Gerek Batıdaki bu iki medeniyet arası çatışmalar, gerekse diğer hadiseler, yakın ya da orta gelecekte yeni değişimlerin ön evresini teşkil etmektedir. Bu çatışmalar, Birinci Batı Medeniyetinin galibiyeti ile sonuçlanabileceği gibi, totaliter eğilimlerin öne çıkmasına da sebep olabilir. Elbette ki, iki Batı medeniyeti arasındaki çatışmalar sadece Gazze konusunda yaşanmamaktadır. Özellikle yabancı düşmanlığındaki gelişmeler ve bu bağlamda aşırı sağ oyların çoğalması, Fransa’da Cumhurbaşkanlığı seçimlerinde ikinci tur oylamada %40’ın üzerinde oy alması, diğer bazı ülkelerde de benzer yükselişlerin olması, Batı’da İkinci Medeniyetçilerin otoritarizme kayan politikalara yönelmelerine de sebep olabilir. Burada, ikinci medeniyetçilerle aşırı sağcıların ittifakı durumu ortaya çıkabilecektir. Bu yöndeki gelişmelerin aşırı sağın iktidara gelmesi boyutlarına evrilmesi, Batı medeniyetinin çok daha çarpık boyutlara ve uygulamalara savrulmasına sebep olabilir.
Bütün bunlar, birer ihtimaldir. Aksi yönde ihtimallerin de göz ardı edilmemesi gerekir. Yani, Batı’da vicdani ve insani hassasiyetlerin galip gelmesi, dünyada barışın hâkim hale gelmesinin, çoğulcu yönetimlerin yayılmasının önünü aralayabilir.
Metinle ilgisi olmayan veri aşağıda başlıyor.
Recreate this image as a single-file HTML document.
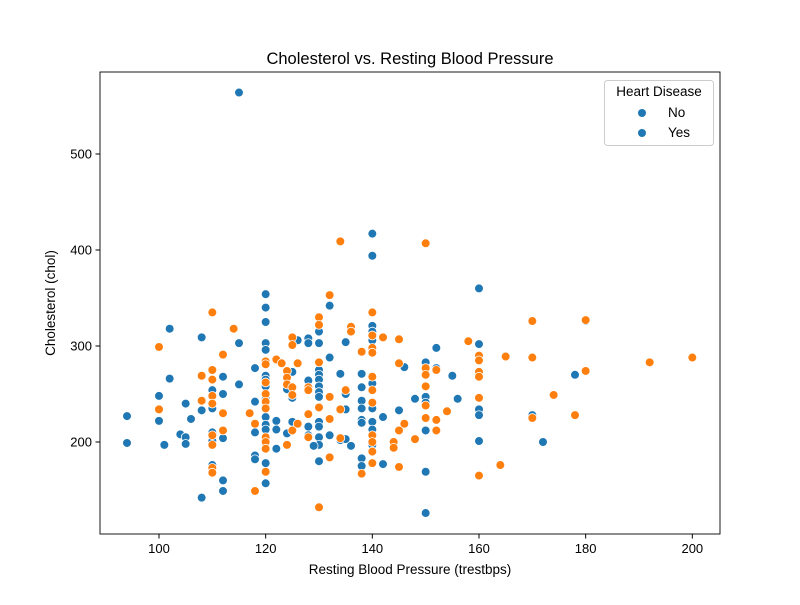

Burada son bir belirleme yapmak istiyorum. İkinci Batı medeniyeti telakkisinin hâkim olduğu bir dünyada barış sağlanması imkânsıza yakın derecede zordur. Bölgesel ve küresel ölçekte barışın sağlanması, birinci Batı medeniyetinin hâkim hale gelmesine bağlıdır. Birinci Batı medeniyeti, ikinci Batı medeniyetine kıyasla, İslam medeniyeti ile dayanışma sergilemeye nispeten daha müsaittir. İkinci Batı medeniyeti İslam medeniyeti ile maksimum düzeyde çelişki arz etmektedir. İslam medeniyeti ile Birinci Batı medeniyetinin mümkün olduğu kadar ittifakı barışın kalıcı şekilde tesisini çok daha muhtemel hale getirebilecektir.